Monday, September 17, 2012

School Spending

Interesting piece of information from David Brooks' commentary on the Detroit teacher's strike:

"...In 1960, Americans spent roughly $2,800 per student, in today’s dollars. Now we spend roughly $11,000 per student. This spending binge has not produced comparable gains in student outcomes."

4 Comments:

At 12:44 PM, Anonymous Anonymous said...

Tying spending to student outcomes is illogical. The two greatest indicators of student achievement are the income and education level of the parents. Roughly half of Americans are low income today, and the issues in student achievement are seen in every town in every state across the nation where there are students in low income/poorly educated homes.

The issues in public education are predominantly societal issues, not the teaching abilities of instructors or anything inherently wrong in schools.

I'll throw out a few things that have raised the cost of education since the 1960s... computers (and the endless upgrade cycle), software, textbook prices, mainstreamed special education, background checks, uniform bussing, breakfast and lunch meal programs, and changes in virtually everything that is done out of fear of lawsuits -- from building design or upgrades to classroom configurations and instructional materials. To compare public education in the 1960s to public education today you might as well be comparing two different planets.

Oh, and of course, schools employ psychological counselors because there are MANY kids coming from troubled homes. A single disruptive student pulls an entire classroom down, and today every classroom has a handful of such students, at a minimum... but conversely, classroom aides are being eliminated and class sizes ballooned, leaving teachers to be not much better than zoockeepers.

You probably noticed the mention of breakfast programs... that's not just because kids from poor families who come to school without having eaten breakfast make for very poor learners, but because some of these parents don't have their act together enough to even be thinking about preparing a breakfast, or getting their kid to school on time, etc. Sit in a school office for a morning and you'll see the same students coming in 30 minutes, an hour, or two hours later on a regular basis, and their parents dressed like they just woke up.

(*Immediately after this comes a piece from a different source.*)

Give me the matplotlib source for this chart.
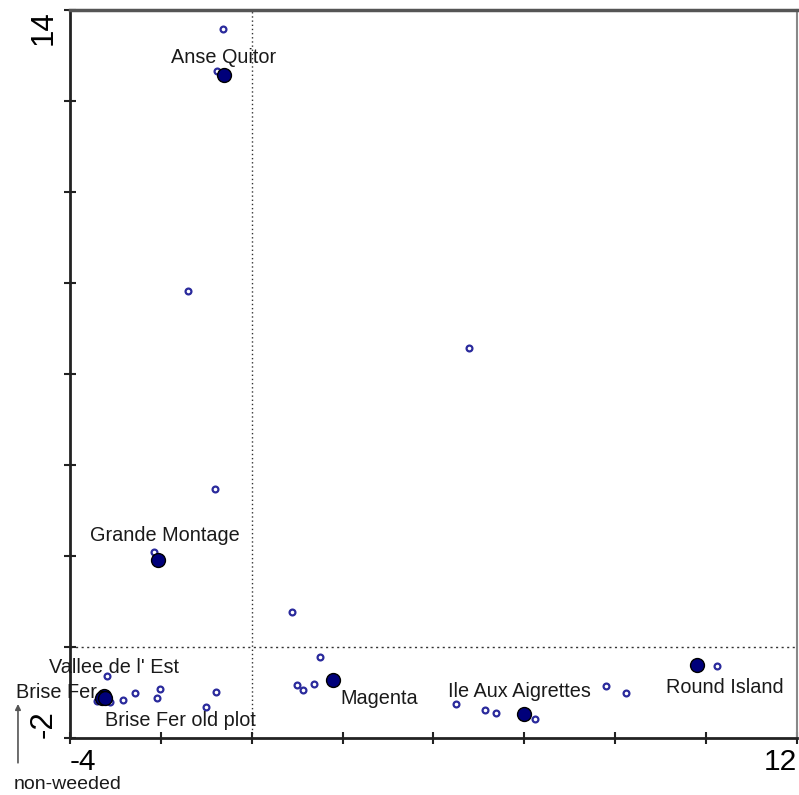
import matplotlib
matplotlib.use('Agg')
import matplotlib.pyplot as plt

plt.rcParams['font.family'] = ['Liberation Sans', 'DejaVu Sans']

# site centroids (large dots)
site_names = ["Anse Quitor", "Grande Montage", "Vallee de l' Est", "Brise Fer",
              "Brise Fer old plot", "Magenta", "Ile Aux Aigrettes", "Round Island"]
site_x = [-0.61, -2.06, -3.25, -3.29, -3.23, 1.79, 5.99, 9.80]
site_y = [12.57, 1.91, -1.07, -1.12, -1.13, -0.73, -1.47, -0.40]

# individual plots (small open circles)
plot_x = [-0.63, -0.76, -1.40, 4.78, -0.81, -2.15, 0.89, 1.50, 1.00, 1.13, 1.37,
          -3.19, -3.12, -3.41, -2.83, -2.58, -2.09, -2.02, -0.79, -1.00,
          4.49, 5.14, 5.37, 6.23, 7.79, 8.24, 10.23]
plot_y = [13.58, 12.66, 7.82, 6.57, 3.47, 2.09, 0.77, -0.22, -0.84, -0.95, -0.81,
          -0.63, -1.20, -1.19, -1.16, -1.01, -1.11, -0.92, -1.00, -1.32,
          -1.26, -1.39, -1.44, -1.59, -0.86, -1.01, -0.42]

x_ticks = [-4, -2, 0, 2, 4, 6, 8, 10, 12]
y_ticks = [-2, 0, 2, 4, 6, 8, 10, 12, 14]

NAVY = '#00007a'
BLUE = '#2a2a9c'
TEXT = '#1a1a1a'

fig = plt.figure(figsize=(7.99, 7.95), dpi=100)
ax = fig.add_axes([0.0876, 0.0717, 0.9099, 0.9157])
ax.set_xlim(-4, 12)
ax.set_ylim(-2, 14)

# reference lines through origin
ax.axvline(0, color='#333333', lw=1, ls=(0, (1, 2)), zorder=1)
ax.axhline(0, color='#333333', lw=1, ls=(0, (1.5, 2.5)), zorder=1)

ax.plot(plot_x, plot_y, 'o', ms=4.2, mfc='white', mec=BLUE, mew=1.6,
        zorder=3, ls='none')
ax.plot(site_x, site_y, 'o', ms=10, mfc=NAVY, mec='black', mew=1,
        zorder=4, ls='none')

# label placement, offsets in points from the site dot
label_pos = {
    "Anse Quitor": ((0, 13), 'center'),
    "Grande Montage": ((5, 18), 'center'),
    "Vallee de l' Est": ((7, 20), 'center'),
    "Brise Fer": ((-4, 4), 'right'),
    "Brise Fer old plot": ((0, -16), 'left'),
    "Magenta": ((5, -13), 'left'),
    "Ile Aux Aigrettes": ((-3, 16), 'center'),
    "Round Island": ((20, -16), 'center'),
}
for name, x, y in zip(site_names, site_x, site_y):
    off, ha = label_pos[name]
    ax.annotate(name, (x, y), xytext=off, textcoords='offset points',
                ha=ha, va='center', fontsize=14.3, color=TEXT, zorder=5)

# ticks: only end values labelled
ax.set_xticks(x_ticks)
ax.set_xticklabels([str(x_ticks[0])] + [''] * (len(x_ticks) - 2) + [str(x_ticks[-1])])
ax.set_yticks(y_ticks)
ax.set_yticklabels([str(y_ticks[0])] + [''] * (len(y_ticks) - 2) + [str(y_ticks[-1])])
ax.tick_params(direction='inout', length=9, width=1.5, labelsize=22.5,
               color='#222222')
ax.tick_params(axis='x', pad=3, labelsize=21.5)
ax.tick_params(axis='y', pad=4)
xl = ax.get_xticklabels()
xl[0].set_ha('left')
xl[-1].set_ha('right')
yl = ax.get_yticklabels()
for t in yl:
    t.set_rotation(90)
yl[0].set_va('bottom')
yl[-1].set_va('top')

for side in ['left', 'bottom']:
    ax.spines[side].set_color('#222222')
    ax.spines[side].set_linewidth(2)
ax.spines['top'].set_color('#555555')
ax.spines['top'].set_linewidth(2.5)
ax.spines['right'].set_color('#888888')
ax.spines['right'].set_linewidth(1.5)

# direction hint below the axis
fig.text(0.085, 0.002, 'non-weeded', ha='center', va='bottom',
         fontsize=14, color=TEXT)
ax.annotate('', xy=(0.0225, 0.118), xytext=(0.0225, 0.037),
            xycoords='figure fraction', textcoords='figure fraction',
            arrowprops=dict(arrowstyle='-|>', color='#555555', lw=1.2,
                            mutation_scale=8), annotation_clip=False)

fig.savefig('out.png', dpi=100, facecolor='white')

And, since public schools began accepting students with special needs (this started in the 1970s with legal battles), hey, a single student can cost a school district $30K/year if he needs his own separate teacher, which some do.

Virtually nothing politicians are doing today to 'fix' public education will work because they don't even understand the problem (in fact, much of what they're doing is making the situation profoundly worse -- but that's a separate rant). Shouting "accountability!" and casting blame is the quick fix they're looking for, but after several decades, it's clear they are clueless about what's happening to America. The smokescreen is fading, and they'll need to get their heads out of their asses soon.

But, uhh, school spending? I could write volumes about how we're not spending remotely close to enough. The caveat, of course, is that they shouldn't poor money into public education until they know where the money should be spent. Giving billions to testing corporations isn't the answer.

 
At 1:25 PM, Blogger Fred Mangels said...

Indeed. So much of school spending has little if anything to do with actual learning, as you say. Like any government operation, they become a catch- all for everything.

 
At 1:56 PM, Anonymous Anonymous said...

The short version of my rant is that public education doesn't need fixing. Society needs fixing. If you're an educated parent, your kid will do great in any public school that provides a physically-safe education.

Finland is often cited as an example to follow, but the funny thing about Finland is that when their public school system was failing in the 1970s, they decided to push equity in education, not teacher accountability... and it's been a tremendous success.

Public education needs MORE money, not less, which is what set me off about your post. Instead, a multitude of reforms, pushed by conservative think tanks, have been busily stripping public education of resources for close to 20 years now. I'm not suggesting politicians are aware of the issues; many of them sign on for the idea of ending teacher unions. These reforms... standardized tests with literally impossible goals, charter schools, vouchers, etc. are all part of the same plan... declare public education a failure and privatize it. Philadelphia and all of Louisiana are the first to fall.

 
At 3:39 PM, Anonymous grackle said...

The U.S. census has more information than you could possibly want at
http://www2.census.gov/govs/school/10f33pub.pdf.

From table 8, it says California spends $5,643 per pupil on instruction per year (as of 2010) and $3,371 pp on support services. This makes California 35th in spending among the states on a per pupil basis. In terms of revenue California is 40th.